The cost of a GB of hard drive is failing spectacularly. The price of health care went up much more than the price of eggs. So what is the "real" inflation?

Government gets to pick what they use to define inflation so they can manipulate "inflation" numbers. And manipulate they do.

What you should look at is money printing: how much money did the government print. This is about 8% yearly for US.

This money debasement is eventually reflected in prices.

Some things get cheaper, because we can produce them more efficiently (like hard drives).

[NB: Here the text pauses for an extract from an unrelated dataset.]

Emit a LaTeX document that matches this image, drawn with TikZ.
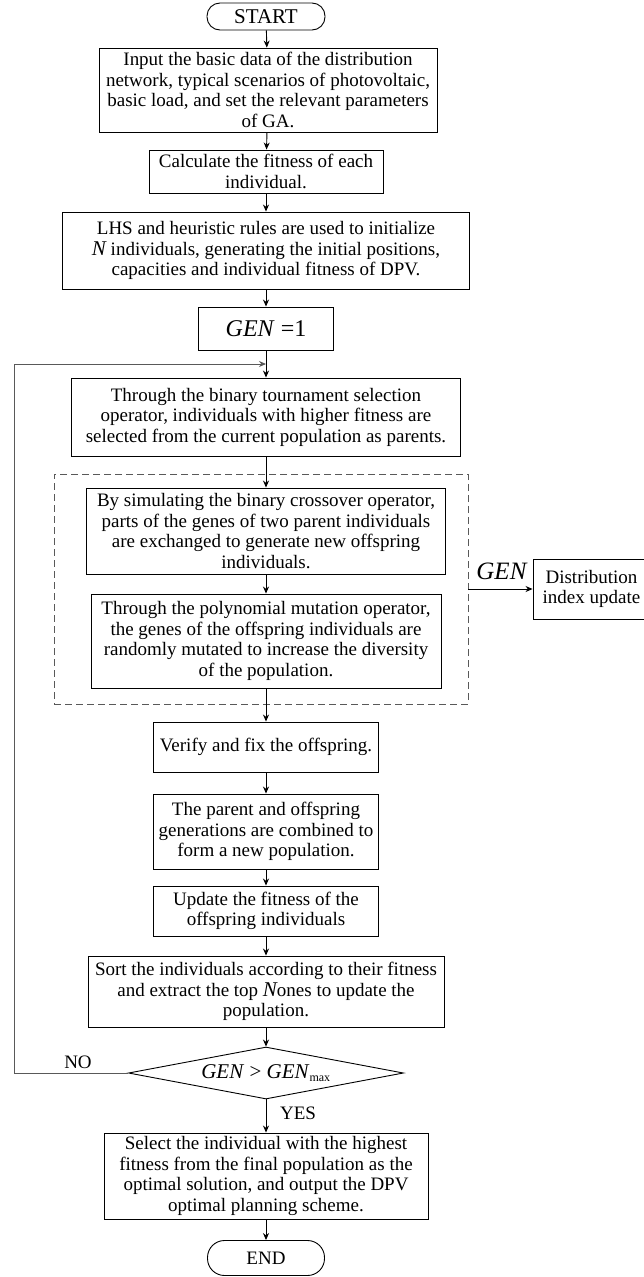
\documentclass[tikz,border=0pt]{standalone}
\usepackage{fontspec}
\setmainfont{Liberation Serif}
\usetikzlibrary{arrows.meta,shapes.geometric}
\newcommand{\bigN}{{\fontsize{21}{21}\selectfont\itshape N}}
\newcommand{\gen}{\textit{GEN}}

\begin{document}
\begin{tikzpicture}[x=1pt, y=-1pt, font=\fontsize{19}{20.5}\selectfont,
	box/.style={draw, line width=0.9pt, align=center, inner sep=1pt},
	term/.style={draw, line width=0.9pt, rounded corners=13pt, minimum width=118pt, minimum height=27pt},
	flow/.style={-{Stealth[length=7pt,width=6pt]}, line width=0.9pt}]
	\useasboundingbox (0,0) rectangle (643,1277);
	\node[term, font=\fontsize{21}{21}\selectfont] (start) at (266,16.5) {START};
	\node[box, minimum width=338pt, minimum height=84pt] (b1) at (268,90) {Input the basic data of the distribution\\network, typical scenarios of photovoltaic,\\basic load, and set the relevant parameters\\of GA.};
	\node[box, minimum width=234pt, minimum height=43pt] (b2) at (266,171.5) {Calculate the fitness of each\\individual.};
	\node[box, minimum width=407pt, minimum height=77pt] (b3) at (266,250.5) {LHS and heuristic rules are used to initialize\\\bigN\ individuals, generating the initial positions,\\capacities and individual fitness of DPV.};
	\node[box, minimum width=135pt, minimum height=43pt, font=\fontsize{24}{24}\selectfont] (gen1) at (266,328.5) {\gen\ =1};
	\node[box, minimum width=389pt, minimum height=78pt] (b4) at (266,417) {Through the binary tournament selection\\operator, individuals with higher fitness are\\selected from the current population as parents.};
	\node[draw, dash pattern=on 7pt off 4pt, color=black!65, line width=0.9pt, minimum width=414pt, minimum height=230pt] (grp) at (261,589) {};
	\node[box, minimum width=359pt, minimum height=86pt] (b5) at (266,531) {By simulating the binary crossover operator,\\parts of the genes of two parent individuals\\are exchanged to generate new offspring\\individuals.};
	\node[box, minimum width=350pt, minimum height=94pt] (b6) at (266,641) {Through the polynomial mutation operator,\\the genes of the offspring individuals are\\randomly mutated to increase the diversity\\of the population.};
	\node[box, minimum width=117pt, minimum height=60pt] (dist) at (591.5,589) {Distribution\\index update};
	\node[font=\fontsize{25}{25}\selectfont] (genlbl) at (502,571) {\gen};
	\node[box, minimum width=225pt, minimum height=50pt] (b7) at (266,747) {Verify and fix the offspring.};
	\node[box, minimum width=225pt, minimum height=75pt] (b8) at (266,831.5) {The parent and offspring\\generations are combined to\\form a new population.};
	\node[box, minimum width=225pt, minimum height=50pt] (b9) at (266,911) {Update the fitness of the\\offspring individuals};
	\node[box, minimum width=356pt, minimum height=71pt] (b10) at (266,991.5) {Sort the individuals according to their fitness\\and extract the top \bigN ones to update the\\population.};
	\node[draw, line width=0.9pt, diamond, aspect=5.3, inner sep=0pt, minimum width=275pt, minimum height=52pt, font=\fontsize{21}{21}\selectfont] (dia) at (266,1073) {\gen\ > \gen\textsubscript{\fontsize{12}{12}\selectfont max}};
	\node (nolbl) at (78,1062) {NO};
	\node (yeslbl) at (298,1113) {YES};
	\node[box, minimum width=324pt, minimum height=86pt] (b11) at (266,1176) {Select the individual with the highest\\fitness from the final population as the\\optimal solution, and output the DPV\\optimal planning scheme.};
	\node[term, minimum width=117pt, minimum height=35pt, rounded corners=17pt] (end) at (266,1258) {END};
	\coordinate (loopin) at (266,364);
	\draw[flow] (start) -- (b1);
	\draw[flow] (b1) -- (b2);
	\draw[flow] (b2) -- (b3);
	\draw[flow] (b3) -- (gen1);
	\draw[flow] (gen1) -- (b4);
	\draw[flow] (b4) -- (b5);
	\draw[flow] (b5) -- (b6);
	\draw[flow] (b6) -- (b7);
	\draw[flow] (b7) -- (b8);
	\draw[flow] (b8) -- (b9);
	\draw[flow] (b9) -- (b10);
	\draw[flow] (b10) -- (dia);
	\draw[flow] (dia) -- (b11);
	\draw[flow] (b11) -- (end);
	\draw[flow, color=black!65] (dia.west) -- ++(-114,0) |- (loopin);
	\draw[flow] (grp.east) -- (dist.west);
\end{tikzpicture}
\end{document}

Some things get even more expensive than 8% because we produce them less efficiently (health care insurance or college diplomas).

So to answer your question: cars costs more mostly because the government prints money, which devalues your dollars and car makers are not getting more efficient at making cars to counter currency debasement.

8. jerf ◴[] No.42183848{3}[source]
First, there's a reason I said "One of the best".

Second, if you wrap inflation into your salary like that you are obscuring some important aspects of inflation, most especially the various lag effects that result in your salary being the last thing to update.

While understanding "purchasing power" (the term for what you are trying to describe) is important, it doesn't mean inflation is non-existent. It still has effects on savings, effects on assets, effects due to the aforementioned delays as it flows through the economy, and is in general not something you should view as any sort of "cancelling" like that, or, if you do, only as a final result, not an excuse to just wave it away like it's all just an artifact.